**WHAT THIS TASK INVOLVES**
Output the lines exactly, from the one where "What matplotlib code" appears through the one where "from matplotlib.patches import Patch" appears. Images are left out.

**RECORDS SHOWN**
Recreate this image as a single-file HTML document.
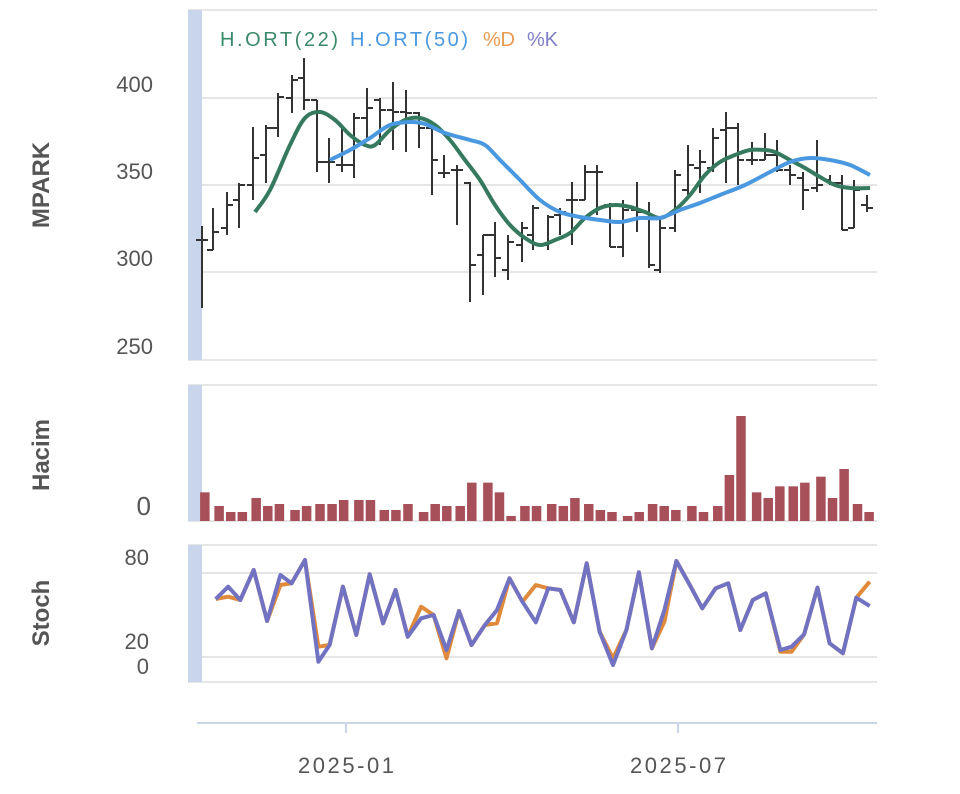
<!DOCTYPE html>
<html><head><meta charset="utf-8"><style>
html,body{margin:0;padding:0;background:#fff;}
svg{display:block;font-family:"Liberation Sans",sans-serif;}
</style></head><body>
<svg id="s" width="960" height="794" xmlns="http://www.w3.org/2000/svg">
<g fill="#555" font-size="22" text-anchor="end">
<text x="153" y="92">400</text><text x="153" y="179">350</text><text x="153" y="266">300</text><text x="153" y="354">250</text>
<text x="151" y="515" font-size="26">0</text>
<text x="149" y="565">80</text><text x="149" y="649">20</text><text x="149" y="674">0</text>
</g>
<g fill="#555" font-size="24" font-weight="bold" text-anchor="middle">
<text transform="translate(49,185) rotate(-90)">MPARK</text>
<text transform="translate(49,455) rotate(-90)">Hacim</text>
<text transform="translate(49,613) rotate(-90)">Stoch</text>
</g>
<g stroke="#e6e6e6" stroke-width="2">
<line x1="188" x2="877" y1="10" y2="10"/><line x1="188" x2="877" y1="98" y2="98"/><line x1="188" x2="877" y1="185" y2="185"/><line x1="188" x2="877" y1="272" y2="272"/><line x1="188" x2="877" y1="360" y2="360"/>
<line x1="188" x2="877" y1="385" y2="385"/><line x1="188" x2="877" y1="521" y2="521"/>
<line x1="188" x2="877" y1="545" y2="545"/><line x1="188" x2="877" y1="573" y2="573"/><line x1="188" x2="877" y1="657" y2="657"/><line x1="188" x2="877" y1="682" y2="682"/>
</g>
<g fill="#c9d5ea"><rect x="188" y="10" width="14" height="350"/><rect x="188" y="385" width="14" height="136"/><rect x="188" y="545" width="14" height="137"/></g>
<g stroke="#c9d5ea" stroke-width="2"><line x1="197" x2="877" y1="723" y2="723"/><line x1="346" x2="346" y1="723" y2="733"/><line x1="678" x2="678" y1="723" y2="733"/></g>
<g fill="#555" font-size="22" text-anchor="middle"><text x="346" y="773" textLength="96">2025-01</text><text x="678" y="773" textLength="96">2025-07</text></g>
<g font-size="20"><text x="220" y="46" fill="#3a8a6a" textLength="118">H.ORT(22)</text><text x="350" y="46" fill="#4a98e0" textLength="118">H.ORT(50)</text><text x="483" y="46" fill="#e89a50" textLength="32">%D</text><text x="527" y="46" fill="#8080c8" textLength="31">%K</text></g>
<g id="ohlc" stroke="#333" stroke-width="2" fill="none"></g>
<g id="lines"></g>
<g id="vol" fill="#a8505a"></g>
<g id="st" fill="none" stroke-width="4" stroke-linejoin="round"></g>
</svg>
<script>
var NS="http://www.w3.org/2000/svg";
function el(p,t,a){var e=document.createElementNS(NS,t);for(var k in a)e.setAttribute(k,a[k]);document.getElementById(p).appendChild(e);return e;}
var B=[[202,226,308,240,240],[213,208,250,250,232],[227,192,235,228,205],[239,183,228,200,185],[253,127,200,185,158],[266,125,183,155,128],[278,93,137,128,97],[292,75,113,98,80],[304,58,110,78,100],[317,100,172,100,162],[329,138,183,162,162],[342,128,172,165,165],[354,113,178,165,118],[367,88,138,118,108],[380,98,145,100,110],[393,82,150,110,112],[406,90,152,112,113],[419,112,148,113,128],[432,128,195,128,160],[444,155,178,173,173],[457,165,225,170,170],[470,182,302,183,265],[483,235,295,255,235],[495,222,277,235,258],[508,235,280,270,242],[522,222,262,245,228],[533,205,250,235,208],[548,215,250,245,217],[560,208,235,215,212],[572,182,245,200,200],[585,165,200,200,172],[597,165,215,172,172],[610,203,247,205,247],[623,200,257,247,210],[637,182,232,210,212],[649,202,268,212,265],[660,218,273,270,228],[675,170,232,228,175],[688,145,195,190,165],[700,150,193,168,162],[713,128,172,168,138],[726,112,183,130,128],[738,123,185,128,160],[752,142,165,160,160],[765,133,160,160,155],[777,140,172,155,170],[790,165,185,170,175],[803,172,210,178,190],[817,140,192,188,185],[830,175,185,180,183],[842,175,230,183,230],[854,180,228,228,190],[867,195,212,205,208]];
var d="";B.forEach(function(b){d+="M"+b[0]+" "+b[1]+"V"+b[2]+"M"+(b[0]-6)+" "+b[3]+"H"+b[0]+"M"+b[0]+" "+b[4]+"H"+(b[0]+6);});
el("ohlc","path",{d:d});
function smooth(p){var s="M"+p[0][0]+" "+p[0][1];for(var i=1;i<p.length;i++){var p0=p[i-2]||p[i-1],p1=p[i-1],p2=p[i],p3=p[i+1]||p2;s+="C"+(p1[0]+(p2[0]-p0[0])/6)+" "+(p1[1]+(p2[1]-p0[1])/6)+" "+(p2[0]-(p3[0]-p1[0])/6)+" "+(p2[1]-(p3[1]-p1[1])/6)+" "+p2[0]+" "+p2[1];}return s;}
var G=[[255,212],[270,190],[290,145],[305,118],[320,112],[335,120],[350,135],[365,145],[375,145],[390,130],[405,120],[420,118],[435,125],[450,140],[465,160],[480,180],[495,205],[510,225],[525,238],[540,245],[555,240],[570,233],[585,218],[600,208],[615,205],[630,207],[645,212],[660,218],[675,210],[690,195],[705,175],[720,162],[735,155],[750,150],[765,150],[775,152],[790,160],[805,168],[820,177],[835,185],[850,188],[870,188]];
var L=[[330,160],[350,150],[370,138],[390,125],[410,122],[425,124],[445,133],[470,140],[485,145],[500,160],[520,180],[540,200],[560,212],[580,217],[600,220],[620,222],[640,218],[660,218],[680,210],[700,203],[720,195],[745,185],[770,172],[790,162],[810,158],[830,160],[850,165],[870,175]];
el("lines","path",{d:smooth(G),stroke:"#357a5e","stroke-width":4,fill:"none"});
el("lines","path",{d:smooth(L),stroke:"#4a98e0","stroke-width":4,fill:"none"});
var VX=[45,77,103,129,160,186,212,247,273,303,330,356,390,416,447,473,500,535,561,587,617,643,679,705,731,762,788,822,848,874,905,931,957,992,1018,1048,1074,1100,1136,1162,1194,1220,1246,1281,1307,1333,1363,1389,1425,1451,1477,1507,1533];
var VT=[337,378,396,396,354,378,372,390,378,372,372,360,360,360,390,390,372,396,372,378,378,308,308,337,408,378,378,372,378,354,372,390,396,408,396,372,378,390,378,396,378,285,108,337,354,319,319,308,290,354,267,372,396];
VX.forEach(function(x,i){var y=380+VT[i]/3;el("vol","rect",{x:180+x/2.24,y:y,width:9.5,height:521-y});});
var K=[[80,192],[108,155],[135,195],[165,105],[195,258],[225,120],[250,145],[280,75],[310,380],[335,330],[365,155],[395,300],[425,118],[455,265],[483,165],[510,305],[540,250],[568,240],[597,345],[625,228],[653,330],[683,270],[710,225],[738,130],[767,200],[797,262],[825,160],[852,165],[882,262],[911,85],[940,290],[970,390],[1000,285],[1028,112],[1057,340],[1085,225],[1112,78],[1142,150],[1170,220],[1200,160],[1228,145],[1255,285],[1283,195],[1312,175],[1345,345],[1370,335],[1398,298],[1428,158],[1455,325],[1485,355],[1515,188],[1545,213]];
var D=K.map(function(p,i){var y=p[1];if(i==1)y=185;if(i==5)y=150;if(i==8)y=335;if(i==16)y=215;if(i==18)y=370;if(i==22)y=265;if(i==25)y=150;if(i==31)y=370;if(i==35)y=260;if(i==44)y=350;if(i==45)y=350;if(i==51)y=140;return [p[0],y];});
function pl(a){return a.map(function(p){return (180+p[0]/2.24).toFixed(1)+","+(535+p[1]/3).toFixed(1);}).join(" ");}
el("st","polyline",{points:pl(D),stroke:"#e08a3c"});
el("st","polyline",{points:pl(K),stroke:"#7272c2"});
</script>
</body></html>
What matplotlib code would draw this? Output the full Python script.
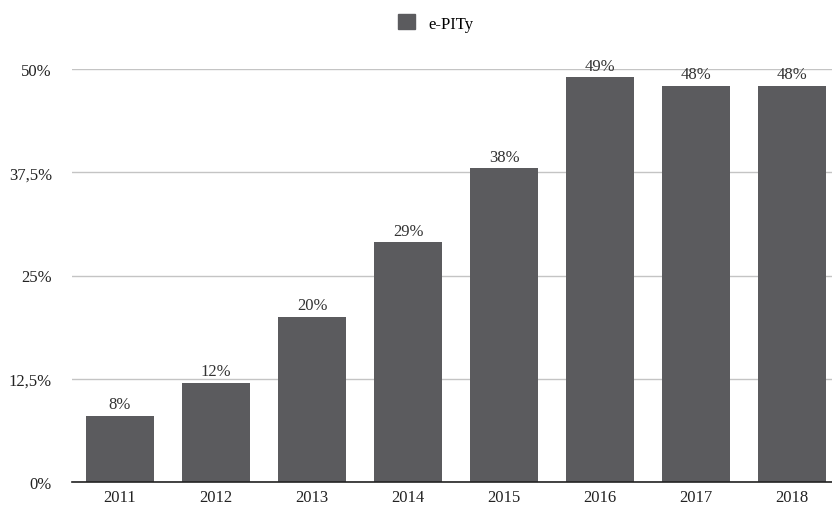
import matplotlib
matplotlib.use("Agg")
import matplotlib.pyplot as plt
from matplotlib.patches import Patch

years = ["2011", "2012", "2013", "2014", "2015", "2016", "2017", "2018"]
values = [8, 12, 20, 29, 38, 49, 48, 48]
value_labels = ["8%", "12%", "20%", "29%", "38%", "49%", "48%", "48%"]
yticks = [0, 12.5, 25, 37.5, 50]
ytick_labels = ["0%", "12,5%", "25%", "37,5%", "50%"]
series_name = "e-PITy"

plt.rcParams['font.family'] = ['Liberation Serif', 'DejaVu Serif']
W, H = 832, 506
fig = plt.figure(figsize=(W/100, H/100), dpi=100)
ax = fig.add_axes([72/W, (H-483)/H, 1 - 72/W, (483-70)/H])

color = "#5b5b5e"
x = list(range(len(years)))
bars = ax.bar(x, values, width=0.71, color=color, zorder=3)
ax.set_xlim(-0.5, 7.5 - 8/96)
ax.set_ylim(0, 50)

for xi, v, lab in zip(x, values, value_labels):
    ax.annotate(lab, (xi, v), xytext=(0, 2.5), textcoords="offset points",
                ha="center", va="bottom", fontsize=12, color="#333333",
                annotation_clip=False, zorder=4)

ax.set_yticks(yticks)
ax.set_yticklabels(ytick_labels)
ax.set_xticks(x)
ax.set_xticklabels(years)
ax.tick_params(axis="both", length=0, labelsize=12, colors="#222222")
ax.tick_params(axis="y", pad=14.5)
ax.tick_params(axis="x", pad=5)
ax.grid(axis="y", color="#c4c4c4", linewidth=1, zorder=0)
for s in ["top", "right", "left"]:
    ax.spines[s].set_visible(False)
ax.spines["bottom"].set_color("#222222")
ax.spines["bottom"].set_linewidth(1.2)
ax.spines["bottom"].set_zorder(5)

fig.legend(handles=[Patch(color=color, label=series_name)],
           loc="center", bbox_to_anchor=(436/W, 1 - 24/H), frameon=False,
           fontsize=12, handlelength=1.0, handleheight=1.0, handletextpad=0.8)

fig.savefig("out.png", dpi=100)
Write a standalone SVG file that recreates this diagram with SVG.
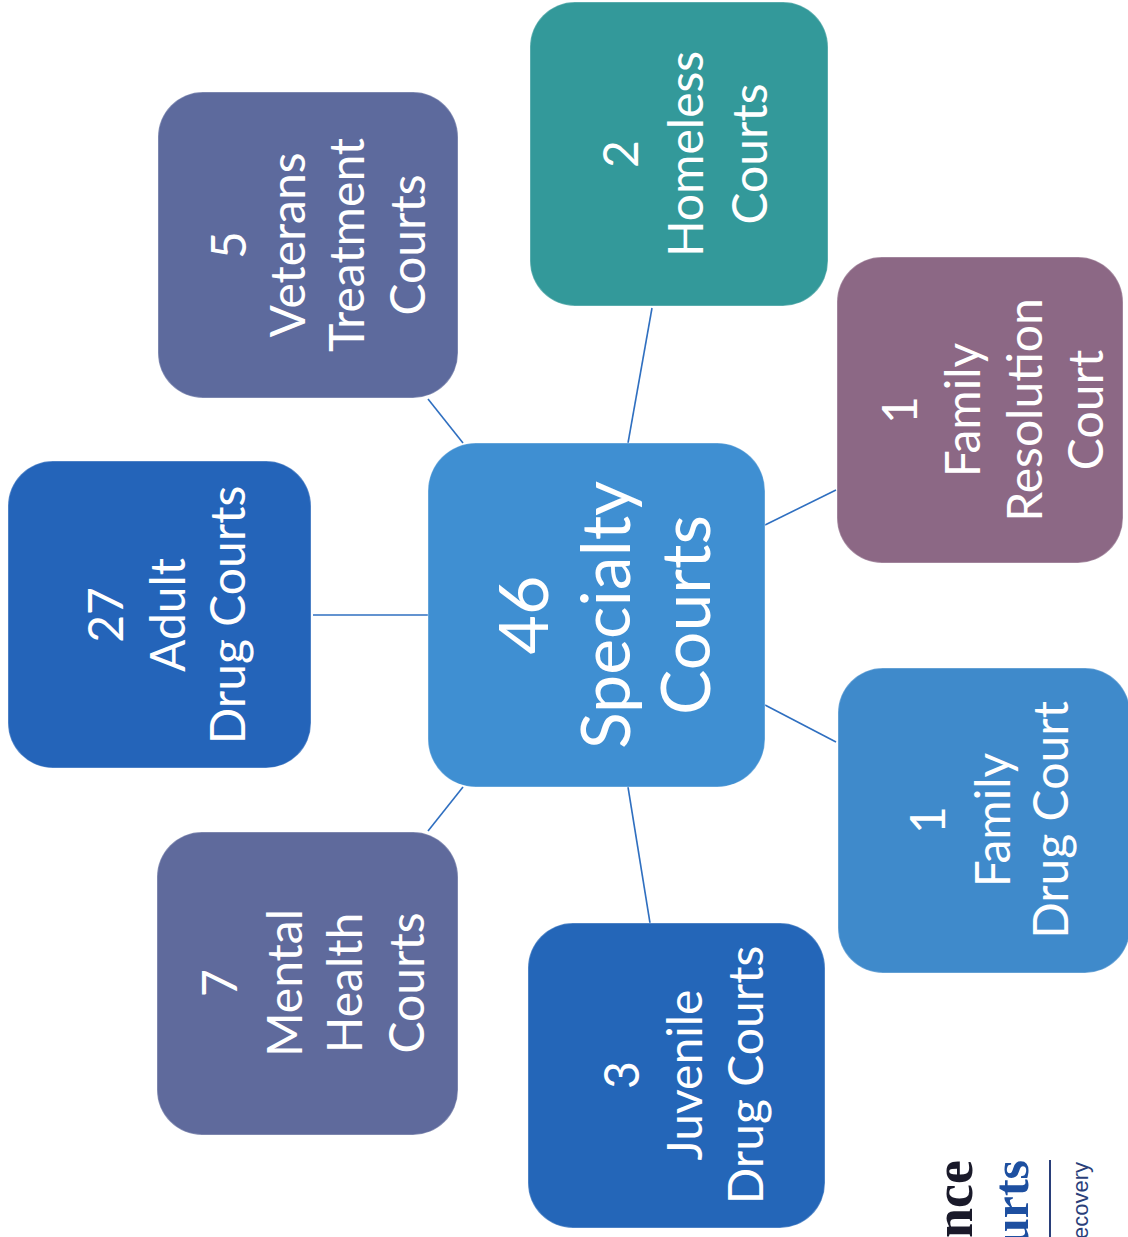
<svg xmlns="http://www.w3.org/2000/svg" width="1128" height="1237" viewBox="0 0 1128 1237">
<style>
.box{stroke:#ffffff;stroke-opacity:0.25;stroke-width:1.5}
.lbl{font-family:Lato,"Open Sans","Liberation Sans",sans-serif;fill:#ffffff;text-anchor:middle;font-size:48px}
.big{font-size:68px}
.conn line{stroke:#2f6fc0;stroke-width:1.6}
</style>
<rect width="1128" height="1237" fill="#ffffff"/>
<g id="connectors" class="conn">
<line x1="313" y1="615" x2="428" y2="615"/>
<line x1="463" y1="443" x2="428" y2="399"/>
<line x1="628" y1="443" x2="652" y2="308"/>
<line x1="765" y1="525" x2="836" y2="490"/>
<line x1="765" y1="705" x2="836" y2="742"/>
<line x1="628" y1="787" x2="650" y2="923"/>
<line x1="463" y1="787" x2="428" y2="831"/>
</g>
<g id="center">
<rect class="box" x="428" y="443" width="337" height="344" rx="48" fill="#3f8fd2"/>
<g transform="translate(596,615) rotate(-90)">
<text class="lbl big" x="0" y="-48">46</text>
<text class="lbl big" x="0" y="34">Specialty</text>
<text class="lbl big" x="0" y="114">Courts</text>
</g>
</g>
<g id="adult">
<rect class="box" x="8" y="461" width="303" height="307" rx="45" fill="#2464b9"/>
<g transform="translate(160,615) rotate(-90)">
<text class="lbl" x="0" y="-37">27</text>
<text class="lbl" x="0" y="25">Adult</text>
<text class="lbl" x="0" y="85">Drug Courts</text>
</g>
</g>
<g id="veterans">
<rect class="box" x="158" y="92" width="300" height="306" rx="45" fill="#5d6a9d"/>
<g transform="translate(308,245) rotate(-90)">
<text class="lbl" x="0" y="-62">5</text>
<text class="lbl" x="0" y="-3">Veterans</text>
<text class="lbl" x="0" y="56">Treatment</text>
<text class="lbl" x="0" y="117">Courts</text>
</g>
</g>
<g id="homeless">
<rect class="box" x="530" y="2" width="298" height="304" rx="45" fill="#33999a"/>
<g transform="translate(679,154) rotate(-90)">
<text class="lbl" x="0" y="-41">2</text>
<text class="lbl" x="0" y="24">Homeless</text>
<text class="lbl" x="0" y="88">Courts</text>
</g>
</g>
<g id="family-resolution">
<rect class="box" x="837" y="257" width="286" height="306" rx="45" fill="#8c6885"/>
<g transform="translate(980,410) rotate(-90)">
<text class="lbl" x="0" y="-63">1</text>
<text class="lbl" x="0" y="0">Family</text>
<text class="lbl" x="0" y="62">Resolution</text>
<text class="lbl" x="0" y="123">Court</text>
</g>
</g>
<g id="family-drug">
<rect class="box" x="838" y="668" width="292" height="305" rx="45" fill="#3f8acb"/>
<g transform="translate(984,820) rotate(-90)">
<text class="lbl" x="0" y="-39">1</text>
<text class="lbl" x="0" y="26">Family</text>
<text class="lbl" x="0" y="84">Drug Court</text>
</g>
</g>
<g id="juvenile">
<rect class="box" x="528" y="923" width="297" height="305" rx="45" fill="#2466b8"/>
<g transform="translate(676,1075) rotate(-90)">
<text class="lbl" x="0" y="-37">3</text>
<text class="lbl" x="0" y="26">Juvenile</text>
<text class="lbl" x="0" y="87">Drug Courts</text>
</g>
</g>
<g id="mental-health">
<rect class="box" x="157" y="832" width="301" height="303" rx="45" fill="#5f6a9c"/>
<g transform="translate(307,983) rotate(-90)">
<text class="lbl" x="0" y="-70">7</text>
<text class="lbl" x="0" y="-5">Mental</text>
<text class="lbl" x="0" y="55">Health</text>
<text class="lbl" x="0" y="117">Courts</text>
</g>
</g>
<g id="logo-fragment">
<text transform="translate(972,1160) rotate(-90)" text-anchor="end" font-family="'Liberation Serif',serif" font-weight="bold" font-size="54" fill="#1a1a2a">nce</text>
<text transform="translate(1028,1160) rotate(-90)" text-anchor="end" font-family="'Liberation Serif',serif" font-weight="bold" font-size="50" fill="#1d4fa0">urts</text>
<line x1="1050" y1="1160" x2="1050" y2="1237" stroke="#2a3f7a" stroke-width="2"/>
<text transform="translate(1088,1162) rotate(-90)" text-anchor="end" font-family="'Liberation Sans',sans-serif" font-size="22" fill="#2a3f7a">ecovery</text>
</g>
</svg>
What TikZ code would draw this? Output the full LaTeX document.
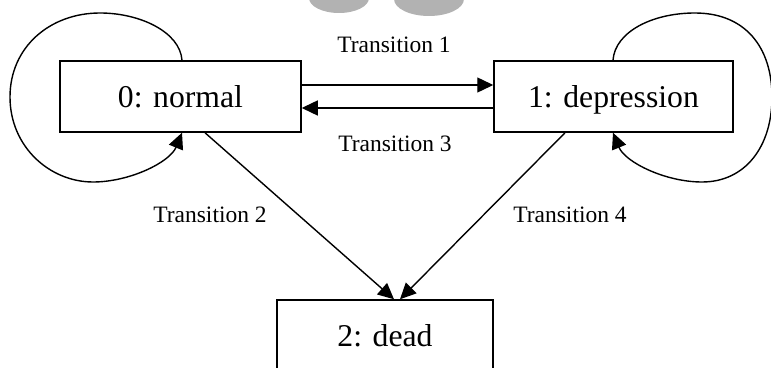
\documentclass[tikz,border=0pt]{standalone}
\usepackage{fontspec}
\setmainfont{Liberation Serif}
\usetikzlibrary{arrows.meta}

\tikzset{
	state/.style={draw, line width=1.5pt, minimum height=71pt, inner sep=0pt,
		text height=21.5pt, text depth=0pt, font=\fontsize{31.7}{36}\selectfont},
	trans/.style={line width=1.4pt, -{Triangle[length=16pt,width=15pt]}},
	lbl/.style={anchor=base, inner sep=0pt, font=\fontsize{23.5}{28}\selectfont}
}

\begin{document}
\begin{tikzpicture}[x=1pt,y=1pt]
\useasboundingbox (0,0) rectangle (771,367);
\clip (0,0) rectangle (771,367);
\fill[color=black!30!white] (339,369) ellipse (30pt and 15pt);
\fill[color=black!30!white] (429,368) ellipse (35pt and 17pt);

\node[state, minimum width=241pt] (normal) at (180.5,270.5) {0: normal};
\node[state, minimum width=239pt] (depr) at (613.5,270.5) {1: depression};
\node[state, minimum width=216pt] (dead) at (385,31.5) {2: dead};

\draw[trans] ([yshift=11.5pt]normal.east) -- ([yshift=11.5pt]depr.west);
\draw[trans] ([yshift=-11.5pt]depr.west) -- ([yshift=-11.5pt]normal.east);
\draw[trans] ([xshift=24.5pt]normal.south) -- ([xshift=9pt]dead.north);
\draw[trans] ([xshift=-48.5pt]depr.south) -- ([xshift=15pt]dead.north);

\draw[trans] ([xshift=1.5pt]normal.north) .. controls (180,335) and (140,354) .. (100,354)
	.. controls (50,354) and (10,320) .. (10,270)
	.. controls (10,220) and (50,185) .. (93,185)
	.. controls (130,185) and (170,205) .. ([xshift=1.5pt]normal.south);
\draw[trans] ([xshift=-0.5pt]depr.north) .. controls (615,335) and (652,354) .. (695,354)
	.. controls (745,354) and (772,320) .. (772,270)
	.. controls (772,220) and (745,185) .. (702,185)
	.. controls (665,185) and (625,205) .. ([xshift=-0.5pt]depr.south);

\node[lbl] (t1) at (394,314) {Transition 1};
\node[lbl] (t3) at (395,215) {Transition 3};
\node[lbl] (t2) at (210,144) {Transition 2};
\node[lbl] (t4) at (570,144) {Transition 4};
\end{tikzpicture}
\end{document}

**TASK RESPONSE**
What matplotlib code would draw this? Output the full Python script.
import matplotlib
matplotlib.use("Agg")
import matplotlib.pyplot as plt
from matplotlib.patches import Patch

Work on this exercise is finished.